Editorial, Opinion

STAFF EDIT: In a perfect world

Last Monday, some Boston University students approached the Student Union with a proposal to form a second body within Union made up of a representative from each registered student organization on campus. The point of the Parliament, as they proposed to call it, would be to centralize student activities and events on campus to aid and promote organizations listed with the Student Activities Office. Currently, there are about 480 organizations registered with the SAO, which would mean about a 480-person Parliament meeting with Union to organize and plan events.

This picture alone invites some sense of paradox into the situation. Union is notoriously inefficient without the addendum of another 480 bodies. With the extra people attempting to organize themselves and propose ideas at a meeting, Union would crumble under the weight of its own ineffectuality.

The idea in and of itself is an admirable one.  Student groups on campus seem markedly de-centralized and heavily lopsided in favor of the larger, more popular groups as far as event and notoriety go, and in theory, an organization in which each group has an equal say would alleviate this problem. However, as idealistic as the proposal is, it is simply impossible to accomplish on a practical level.

Moreover, the organizations listed under the SAO do not in any way depict an accurate representation of student group activity at BU. Many active organizations on campus are not registered (for example, The Daily Free Press) and many of those that are do not meet often or organize themselves in an efficient or productive manner.

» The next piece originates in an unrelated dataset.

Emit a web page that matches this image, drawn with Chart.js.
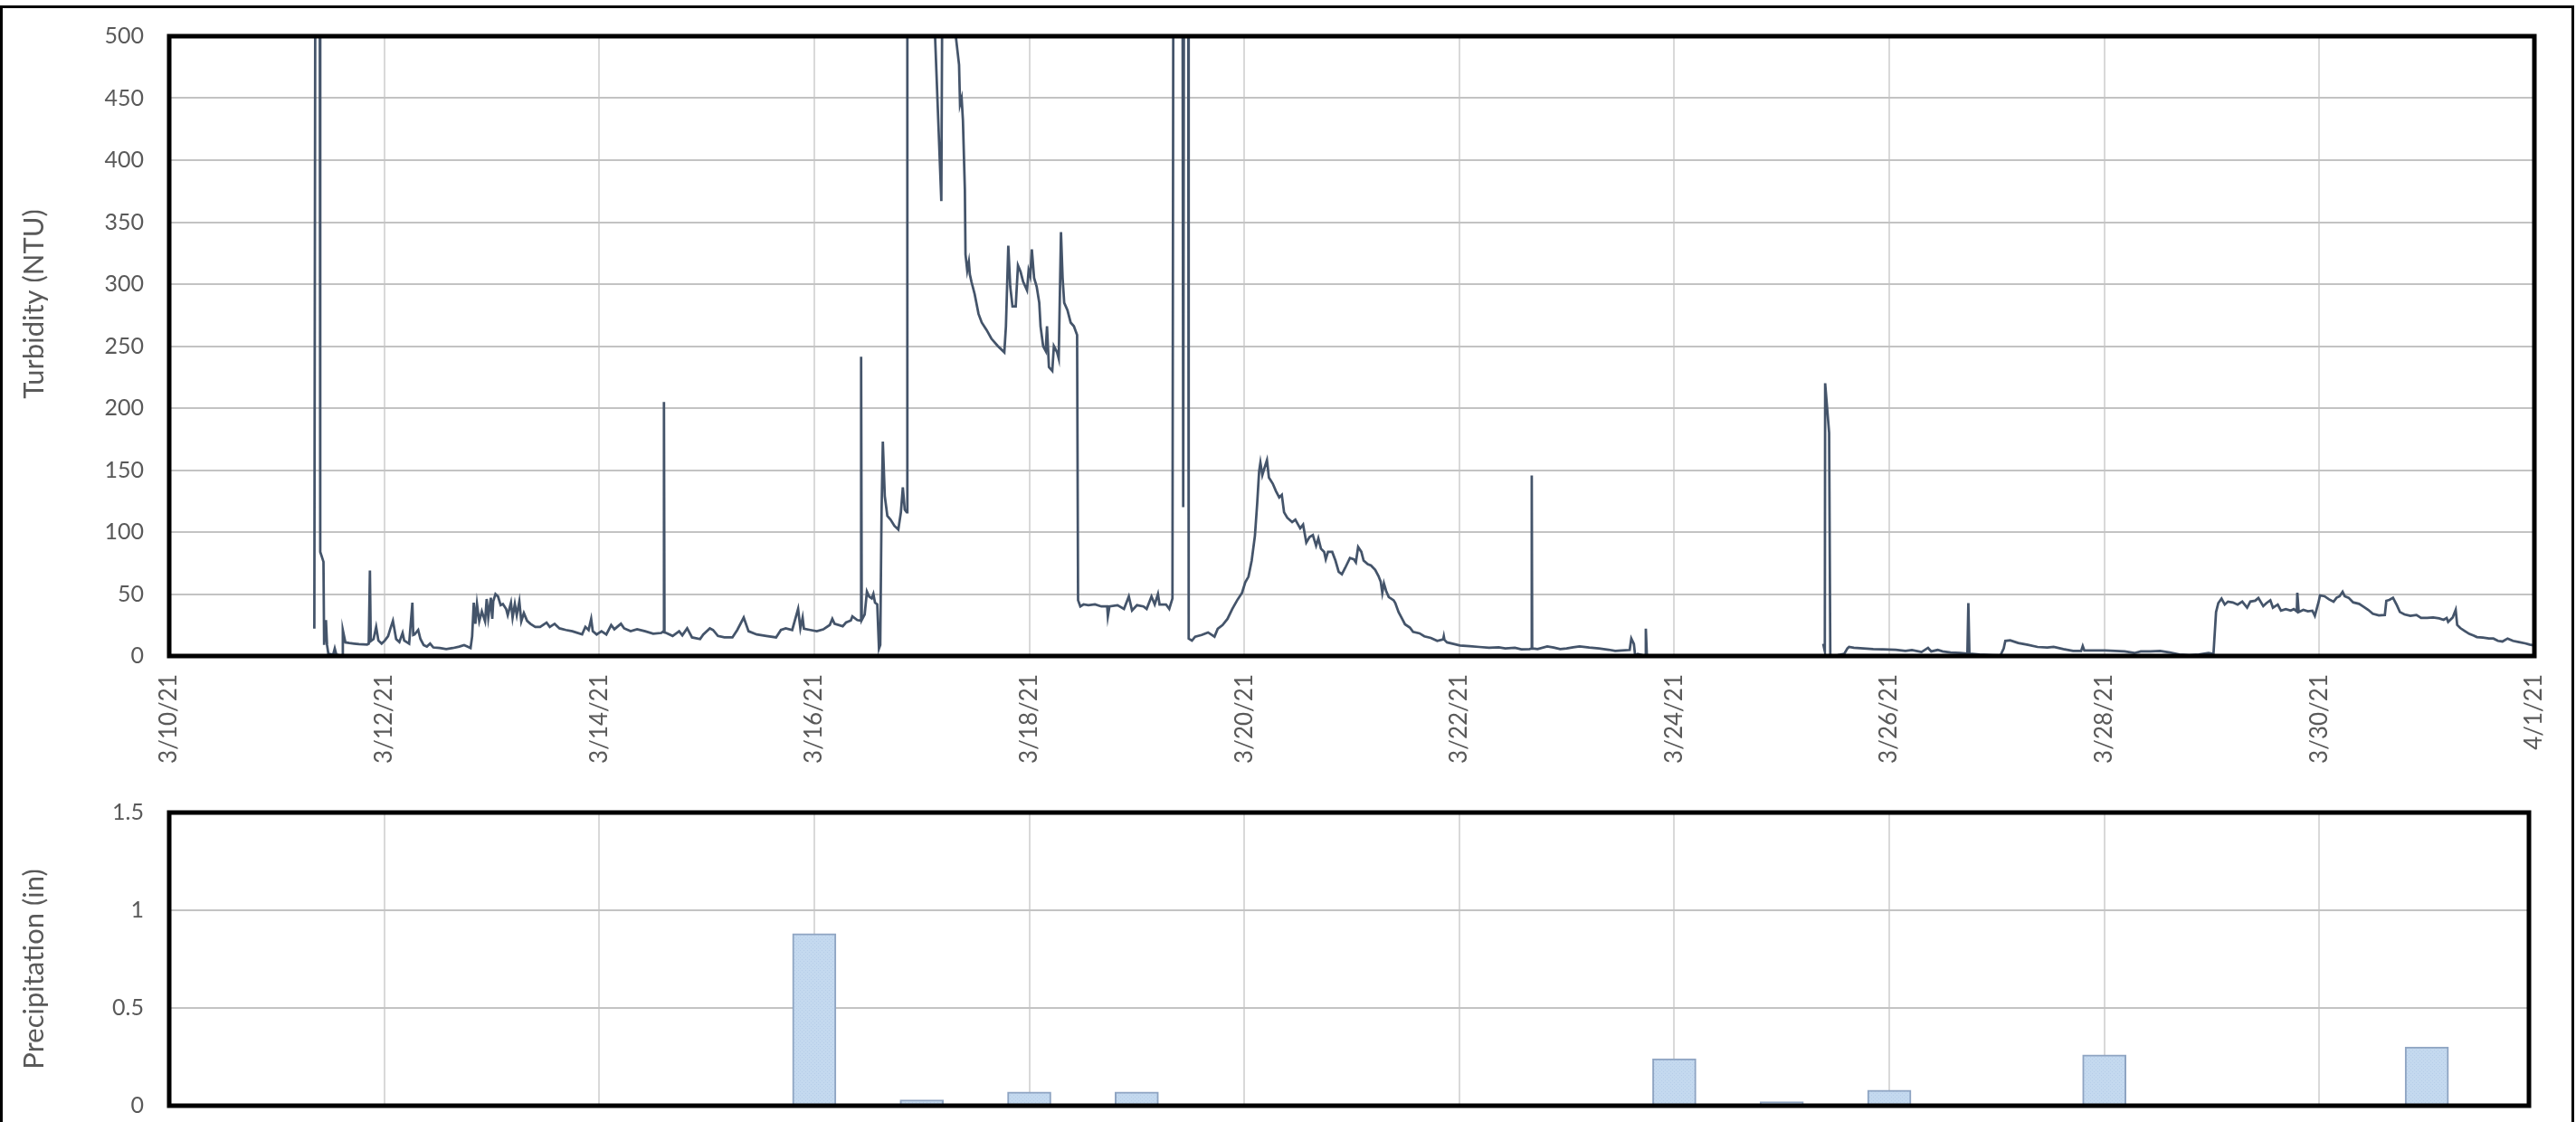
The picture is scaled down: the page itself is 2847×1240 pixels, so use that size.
<!DOCTYPE html>
<html>
<head>
<meta charset="utf-8">
<title>Turbidity and precipitation, March 2021</title>
<script src="https://cdn.jsdelivr.net/npm/chart.js@4.4.1/dist/chart.umd.min.js"></script>
<style>
  html, body { margin: 0; padding: 0; background: #fff; }
  #page { position: relative; width: 2847px; height: 1240px; overflow: hidden; background: #fff; }
  #frame { position: absolute; left: 0; top: 6px; width: 2845px; height: 1300px; border: 3px solid #000; box-sizing: border-box; }
  #turbCanvas { position: absolute; left: 0; top: 0; }
  #rainCanvas { position: absolute; left: 0; top: 870px; }
</style>
</head>
<body>
<div id="page">
  <div id="frame"></div>
  <canvas id="turbCanvas" width="2847" height="900"></canvas>
  <canvas id="rainCanvas" width="2847" height="370"></canvas>
</div>
<script>
// Time axis: days elapsed since 3/10/21 00:00.
const dateLabels = ['3/10/21', '3/12/21', '3/14/21', '3/16/21', '3/18/21', '3/20/21',
                    '3/22/21', '3/24/21', '3/26/21', '3/28/21', '3/30/21', '4/1/21'];
const rainTickLabels = ['0', '0.5', '1', '1.5'];

// Turbidity readings [day, NTU]. Readings above the 500 NTU axis ceiling are
// logged as 620 (sensor saturated); null marks the outage on 3/24-3/25.
const turbidity = [
  [1.350,22],[1.360,620],[1.400,620],[1.405,84],[1.420,80],[1.435,76],[1.441,9],[1.458,29],[1.468,9],[1.480,2],
  [1.495,1.5],[1.525,1],[1.540,6],[1.555,1],[1.585,0.5],[1.609,0.5],[1.615,21],[1.639,11],[1.675,10.5],[1.720,10],
  [1.765,9.5],[1.841,9.3],[1.856,10],[1.867,69],[1.875,12],[1.901,13.7],[1.925,23.5],[1.946,12.5],[1.976,10],[2.006,12.5],
  [2.036,16],[2.057,22],[2.081,28.4],[2.111,13.7],[2.141,11.3],[2.171,18.6],[2.186,12.5],[2.232,10],[2.262,43],[2.270,17],
  [2.283,17.4],[2.316,21],[2.337,13.7],[2.367,8.8],[2.397,7.6],[2.427,10],[2.457,6.9],[2.517,6.4],[2.577,5.6],[2.638,6.4],
  [2.698,7.6],[2.743,8.8],[2.773,7.6],[2.803,6.4],[2.818,16],[2.833,43],[2.848,26],[2.863,42],[2.884,28],[2.908,36],
  [2.938,28],[2.953,46],[2.968,31],[2.992,47],[3.005,30],[3.014,44],[3.035,50],[3.059,48],[3.083,41],[3.104,42],
  [3.134,38],[3.149,33],[3.179,43],[3.194,31],[3.215,42],[3.233,33],[3.257,44],[3.275,28],[3.299,34.6],[3.329,28.4],
  [3.359,26],[3.405,23.5],[3.450,23.5],[3.510,27],[3.540,23.5],[3.585,26],[3.630,22.3],[3.690,21],[3.750,20],[3.841,17.4],
  [3.871,23.5],[3.901,21],[3.925,30],[3.940,20],[3.976,17.4],[4.021,20],[4.066,17.4],[4.111,25],[4.141,21.6],[4.202,26],
  [4.232,22.3],[4.292,20],[4.352,21.6],[4.427,20],[4.502,18],[4.577,18.6],[4.598,20],[4.602,205],[4.607,19],[4.623,18.6],
  [4.683,16.2],[4.743,20],[4.773,16.7],[4.818,22.3],[4.863,15],[4.938,13.7],[4.968,17.4],[5.029,22.3],[5.059,21],[5.104,16.2],
  [5.164,15],[5.239,15],[5.284,21],[5.344,31],[5.389,20],[5.465,17.4],[5.555,16.2],[5.645,15],[5.690,21],[5.735,22.3],
  [5.795,21],[5.850,38],[5.871,22.3],[5.892,31],
  [5.904,22],[5.964,21],[6.024,20],[6.084,21.5],[6.144,25],[6.168,30],[6.189,26],[6.265,24],[6.295,27],[6.340,28.6],
  [6.355,32],[6.400,29],[6.430,28.6],[6.436,241.5],[6.442,29],[6.469,33.5],[6.490,52],[6.511,48],[6.535,46.5],[6.550,50],
  [6.565,43],[6.586,41.6],[6.602,6],[6.614,9],[6.626,116],[6.638,173],[6.656,129],[6.680,113],[6.710,110],[6.746,105],
  [6.782,102],[6.806,116],[6.824,136],[6.842,118],[6.860,116],[6.866,620],[7.080,600],[7.182,367],[7.195,620],[7.310,505],
  [7.347,477],[7.356,445],[7.371,450],[7.383,432],[7.401,376],[7.407,324],[7.423,311],[7.438,318],[7.447,308],[7.462,302],
  [7.492,292],[7.528,276],[7.558,269],[7.603,263],[7.648,256],[7.708,250],[7.768,245],[7.783,266],[7.805,331],[7.823,298],
  [7.844,282],[7.874,282],[7.895,315],[7.919,310],[7.943,302],[7.979,295],[7.994,311],[8.009,306.5],[8.024,328],[8.045,305],
  [8.069,298],[8.093,285],[8.105,266],[8.129,250],[8.153,246],[8.165,266],[8.183,233],[8.214,230],[8.229,250],[8.259,245],
  [8.274,240],[8.295,342],[8.310,305],[8.325,285],[8.355,279],[8.385,269],[8.415,266],[8.445,259],[8.454,45],[8.475,40],
  [8.505,41.6],[8.550,41],[8.611,41.6],[8.671,40],[8.725,40],[8.731,32],[8.746,40],[8.821,41],[8.881,38],[8.926,48],
  [8.956,36.7],[9.002,41],[9.062,40],[9.092,38],[9.137,48],[9.167,41.6],[9.197,50],[9.212,41.6],[9.272,41.6],[9.302,38],
  [9.332,46.5],[9.341,620],[9.425,620],[9.432,120],[9.440,620],[9.478,620],[9.483,14],[9.513,12.4],[9.543,15.6],[9.603,17],
  [9.663,19],[9.723,15.6],[9.753,22],[9.798,25],[9.844,30],[9.889,38],[9.934,45],[9.979,51],[10.009,59.5],[10.039,64],
  [10.069,77],[10.099,97],[10.120,123],[10.138,149],[10.150,156],[10.168,146],[10.189,152],[10.211,158],[10.229,144],[10.265,139],
  [10.295,133],[10.325,128],[10.349,130],[10.370,116],[10.400,111.5],[10.445,108],[10.475,110],[10.520,103],
  [10.547,106],[10.577,91.5],[10.607,96],[10.638,97.6],[10.668,89],[10.689,95],[10.713,86.6],[10.743,84],[10.758,78],[10.779,84],
  [10.818,84],[10.848,77],[10.878,68],[10.908,66],[10.938,71],[10.983,79],[11.020,78],[11.038,75.6],[11.059,88],[11.089,84],
  [11.110,77],[11.149,74],[11.179,73],[11.218,69.5],[11.248,64.6],[11.269,60],[11.284,51],[11.299,58.5],[11.320,52.4],[11.344,47.6],
  [11.389,45],[11.405,42.7],[11.435,35.4],[11.465,30.5],[11.495,25.6],[11.540,23],[11.570,19.5],[11.630,18.3],[11.675,15.9],[11.735,14.6],
  [11.795,12.2],[11.850,13.4],[11.856,15.9],[11.862,13],[11.886,11],[11.946,9.8],[12.006,8.5],[12.096,8],[12.186,7.3],[12.277,6.6],
  [12.367,7],[12.427,6.1],[12.517,6.6],[12.577,5.4],[12.653,5.6],[12.670,6],[12.674,145.6],[12.678,6],[12.683,6.1],[12.728,5.6],
  [12.818,7.8],[12.878,6.8],[12.938,5.6],[12.998,6.1],[13.059,7],[13.119,7.8],[13.209,6.8],[13.299,6.1],[13.389,5.1],[13.450,4.1],
  [13.510,4.4],[13.585,4.9],[13.600,14.1],[13.624,9.8],[13.636,0],[13.660,1.7],[13.705,0.7],[13.730,0.5],[13.735,22],[13.745,0],
  [13.800,null],
  [15.385,9.8],[15.400,3.7],[15.403,220],[15.440,180],[15.451,0],[15.460,0],[15.520,0.7],[15.580,1.7],[15.610,6.1],[15.625,7.3],
  [15.670,6.6],[15.760,6.1],[15.850,5.6],[15.940,5.4],[16.060,5.1],[16.150,4.1],[16.210,4.9],[16.300,3.2],[16.360,6.6],[16.390,3.7],
  [16.450,4.9],[16.495,3.7],[16.570,2.9],[16.660,2.4],[16.726,2],[16.735,42.7],[16.745,2],[16.840,1.2],[16.960,0.7],[17.034,0.5],
  [17.064,6.1],[17.079,12.2],[17.124,12.7],[17.199,10.5],[17.289,9],[17.379,7.3],[17.469,6.8],[17.529,7.3],[17.619,5.6],[17.709,4.1],
  [17.784,4.1],[17.799,8],[17.814,4.4],[17.889,4.4],[18.009,4.4],[18.099,4.1],[18.189,3.7],[18.279,2.4],[18.339,3.7],[18.429,3.7],
  [18.519,4.1],[18.609,2.9],[18.699,1.2],[18.789,0.7],[18.879,1.2],[18.969,2.4],[19.015,1.7],[19.039,35.4],[19.060,42.7],[19.090,46.3],
  [19.120,41.5],[19.150,43.9],[19.195,43.2],[19.240,41.5],[19.283,43.9],[19.328,39],[19.358,43.9],[19.403,44.6],[19.433,46.8],[19.478,40.2],
  [19.508,42.7],[19.544,45],[19.568,39],[19.613,41.5],[19.643,36.6],[19.688,37.8],[19.733,36.6],[19.763,37.8],[19.790,36],[19.795,51],
  [19.808,35.4],[19.851,37.2],[19.893,36],[19.935,36.5],[19.958,32.4],[19.992,43.3],[20.006,48.9],[20.048,48.2],[20.090,45.7],[20.132,43.8],
  [20.160,47],[20.188,48.2],[20.216,51.8],[20.236,48.2],[20.272,47],[20.314,43.3],[20.370,42.1],[20.412,39.7],[20.455,37.2],[20.497,34.1],
  [20.553,32.8],[20.609,33.1],[20.623,44.5],[20.651,45.3],[20.685,47],[20.721,40.9],[20.749,35.5],[20.791,33.6],[20.847,32.4],[20.903,33.1],
  [20.946,30.7],[21.002,30.7],[21.058,31.1],[21.114,30.4],[21.156,29.2],[21.184,30.7],[21.198,27.5],[21.240,31.1],[21.268,37.2],[21.282,25.1],
  [21.310,22.6],[21.352,20.2],[21.395,17.8],[21.437,16.5],[21.465,15.3],[21.521,14.8],[21.577,14.1],[21.619,14.1],[21.661,12.2],[21.703,11.7],
  [21.751,14.1],[21.801,12.2],[21.857,11.2],[21.914,10.2],[21.956,9.2],[22.003,8.5]
];

// Daily precipitation totals (inches), keyed by day since 3/10/21.
const rainDays   = [6, 7, 8, 9, 14, 15, 16, 18, 21];
const rainInches = [0.88, 0.03, 0.07, 0.07, 0.24, 0.02, 0.08, 0.26, 0.30];

const FONT = 'Lato';
const GREY_TEXT = '#595959';

// Heavy black frame around each plot area.
const plotFrame = {
  id: 'plotFrame',
  afterDraw(chart) {
    const { ctx, chartArea: a } = chart;
    ctx.save();
    ctx.strokeStyle = '#000';
    ctx.lineWidth = 5;
    ctx.strokeRect(a.left, a.top, a.right - a.left, a.bottom - a.top);
    ctx.restore();
  }
};

// Rotated value-axis title, placed at a fixed point beside the axis.
const sideTitle = {
  id: 'sideTitle',
  afterDraw(chart, args, opts) {
    const ctx = chart.ctx;
    ctx.save();
    ctx.translate(opts.x, opts.y);
    ctx.rotate(-Math.PI / 2);
    ctx.font = `${opts.size}px ${FONT}`;
    ctx.fillStyle = GREY_TEXT;
    ctx.textAlign = 'center';
    ctx.textBaseline = 'middle';
    ctx.fillText(opts.text, 0, 0);
    ctx.restore();
  }
};

// Fine stipple fill used for the rain columns.
function stipple() {
  const c = document.createElement('canvas');
  c.width = 4; c.height = 4;
  const g = c.getContext('2d');
  g.fillStyle = '#C4D9EF';
  g.fillRect(0, 0, 4, 4);
  g.fillStyle = '#B6CDE8';
  g.fillRect(0, 0, 1, 1);
  g.fillRect(2, 2, 1, 1);
  return g.createPattern(c, 'repeat');
}

function yAxis(opts) {
  return Object.assign({
    position: 'left',
    border: { display: false },
    grid: { color: '#C3C3C3', lineWidth: 2, drawTicks: false },
    afterFit(s) { s.width = 187; s.paddingTop = 0; s.paddingBottom = 0; }
  }, opts);
}

Chart.defaults.animation = false;

new Chart(document.getElementById('turbCanvas'), {
  type: 'line',
  data: {
    datasets: [{
      data: turbidity.map(([d, v]) => ({ x: d, y: v })),
      borderColor: '#44546A',
      borderWidth: 2.75,
      pointRadius: 0,
      tension: 0,
      spanGaps: false
    }]
  },
  options: {
    responsive: false,
    layout: { padding: { left: 0, top: 40, right: 46, bottom: 0 } },
    plugins: {
      legend: { display: false }, tooltip: { enabled: false },
      sideTitle: { text: 'Turbidity (NTU)', x: 38, y: 336, size: 31 }
    },
    scales: {
      x: {
        type: 'linear', min: 0, max: 22,
        border: { display: false },
        grid: { color: '#D9D9D9', lineWidth: 2, drawTicks: false },
        ticks: {
          stepSize: 2, autoSkip: false, maxRotation: 90, minRotation: 90, padding: 20,
          color: GREY_TEXT, font: { family: FONT, size: 26 },
          callback: (v) => dateLabels[Math.round(v / 2)]
        },
        afterFit(s) { s.paddingLeft = 0; s.paddingRight = 0; s.height = 175; }
      },
      y: yAxis({
        min: 0, max: 500,
        ticks: { stepSize: 50, color: GREY_TEXT, padding: 28, font: { family: FONT, size: 25 } }
      })
    }
  },
  plugins: [plotFrame, sideTitle]
});

new Chart(document.getElementById('rainCanvas'), {
  type: 'bar',
  data: {
    datasets: [{
      data: rainDays.map((d, i) => ({ x: d, y: rainInches[i] })),
      backgroundColor: stipple(),
      borderColor: '#8EA4C2',
      borderWidth: 2,
      barThickness: 48
    }]
  },
  options: {
    responsive: false,
    layout: { padding: { left: 0, top: 28, right: 52, bottom: 18 } },
    plugins: {
      legend: { display: false }, tooltip: { enabled: false },
      sideTitle: { text: 'Precipitation (in)', x: 38, y: 201, size: 31 }
    },
    scales: {
      x: {
        type: 'linear', min: 0, max: 21.95, offset: false,
        border: { display: false },
        grid: { color: '#D9D9D9', lineWidth: 2, drawTicks: false, offset: false },
        ticks: { stepSize: 2, display: false },
        afterFit(s) { s.paddingLeft = 0; s.paddingRight = 0; s.height = 0; }
      },
      y: yAxis({
        min: 0, max: 1.5,
        ticks: {
          stepSize: 0.5, color: GREY_TEXT, padding: 28, font: { family: FONT, size: 25 },
          callback: (v) => rainTickLabels[Math.round(v / 0.5)]
        }
      })
    }
  },
  plugins: [plotFrame, sideTitle]
});
</script>
</body>
</html>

Additionally, due to the vast breadth of topics around which these groups center themselves, each organization would have radically different goals in mind and therefore would not work well together as a cohesive unit. While a fraternity might want to organize an event for publicity, the BU Quad, for example, would not aim toward the same end and would not benefit from a collaboration of that sort.

It seems that wide-eyed, idealistic ideas proposed to Union that never come to fruition are the reason that the student body can sometimes become frustrated with the organization itself. Union, however, should be commended for what it does for students at this schoolThe BU administration is infamously difficult to deal with, and we cannot forget that it was Union that got us the 24-hour library period before finals. Sometimes, students just spread themselves too thin, and their dreams overstepped are by logistics.